» BRIEF
Everything from the first line down to the line containing "import * as" is to be retyped exactly, both ends included, with pictures left out.
****
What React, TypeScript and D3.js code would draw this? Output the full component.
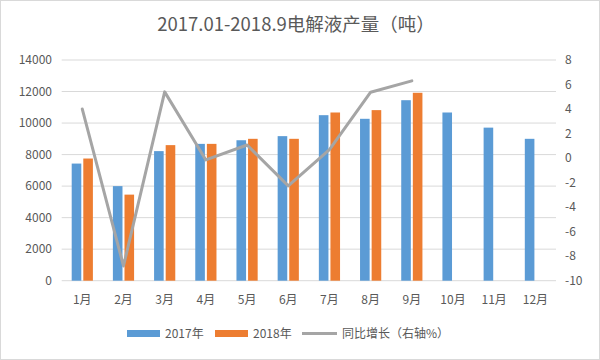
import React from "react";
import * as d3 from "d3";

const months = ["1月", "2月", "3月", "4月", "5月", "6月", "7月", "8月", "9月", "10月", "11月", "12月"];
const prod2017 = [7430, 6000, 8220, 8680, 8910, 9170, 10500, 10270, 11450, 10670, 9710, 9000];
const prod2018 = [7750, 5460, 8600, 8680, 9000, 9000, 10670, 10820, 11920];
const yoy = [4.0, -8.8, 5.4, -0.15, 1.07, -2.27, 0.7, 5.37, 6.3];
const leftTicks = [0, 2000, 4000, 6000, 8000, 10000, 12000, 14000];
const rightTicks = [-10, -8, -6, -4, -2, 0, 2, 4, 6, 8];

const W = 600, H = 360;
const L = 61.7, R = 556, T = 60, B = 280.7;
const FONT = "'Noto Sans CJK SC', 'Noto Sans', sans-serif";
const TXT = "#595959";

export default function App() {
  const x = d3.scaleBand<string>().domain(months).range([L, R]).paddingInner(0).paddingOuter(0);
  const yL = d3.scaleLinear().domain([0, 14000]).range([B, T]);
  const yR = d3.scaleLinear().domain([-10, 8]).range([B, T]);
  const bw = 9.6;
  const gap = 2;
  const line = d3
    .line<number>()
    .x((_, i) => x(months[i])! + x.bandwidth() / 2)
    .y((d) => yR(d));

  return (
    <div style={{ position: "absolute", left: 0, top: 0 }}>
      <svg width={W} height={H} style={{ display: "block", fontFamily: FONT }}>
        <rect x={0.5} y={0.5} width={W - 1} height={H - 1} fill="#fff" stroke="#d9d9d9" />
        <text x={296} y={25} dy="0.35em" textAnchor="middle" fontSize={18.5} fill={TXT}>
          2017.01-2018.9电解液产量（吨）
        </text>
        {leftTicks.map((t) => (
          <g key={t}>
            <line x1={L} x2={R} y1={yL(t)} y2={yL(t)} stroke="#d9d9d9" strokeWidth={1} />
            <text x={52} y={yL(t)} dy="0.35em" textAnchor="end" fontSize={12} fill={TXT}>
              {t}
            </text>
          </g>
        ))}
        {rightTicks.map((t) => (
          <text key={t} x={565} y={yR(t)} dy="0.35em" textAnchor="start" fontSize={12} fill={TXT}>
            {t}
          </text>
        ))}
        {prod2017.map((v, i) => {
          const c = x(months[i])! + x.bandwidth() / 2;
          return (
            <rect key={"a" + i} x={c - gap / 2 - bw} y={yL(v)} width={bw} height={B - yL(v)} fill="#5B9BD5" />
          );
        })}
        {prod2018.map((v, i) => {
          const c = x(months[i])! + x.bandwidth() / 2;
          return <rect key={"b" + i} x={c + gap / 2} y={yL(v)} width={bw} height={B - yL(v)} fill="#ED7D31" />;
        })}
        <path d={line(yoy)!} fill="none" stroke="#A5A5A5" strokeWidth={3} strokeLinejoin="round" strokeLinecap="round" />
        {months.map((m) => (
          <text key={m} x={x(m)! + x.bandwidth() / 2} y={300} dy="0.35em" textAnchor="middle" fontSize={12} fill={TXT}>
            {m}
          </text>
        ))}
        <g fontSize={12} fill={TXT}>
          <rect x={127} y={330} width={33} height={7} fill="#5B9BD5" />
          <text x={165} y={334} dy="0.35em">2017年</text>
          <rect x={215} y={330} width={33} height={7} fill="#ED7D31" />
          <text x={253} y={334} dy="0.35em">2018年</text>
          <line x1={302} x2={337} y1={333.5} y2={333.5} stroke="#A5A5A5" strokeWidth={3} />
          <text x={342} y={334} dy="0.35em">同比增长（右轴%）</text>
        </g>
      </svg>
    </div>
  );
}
****
» TASK RESULT
What React, TypeScript and D3.js code would draw this? Output the full component.
import React from "react";
import * as d3 from "d3";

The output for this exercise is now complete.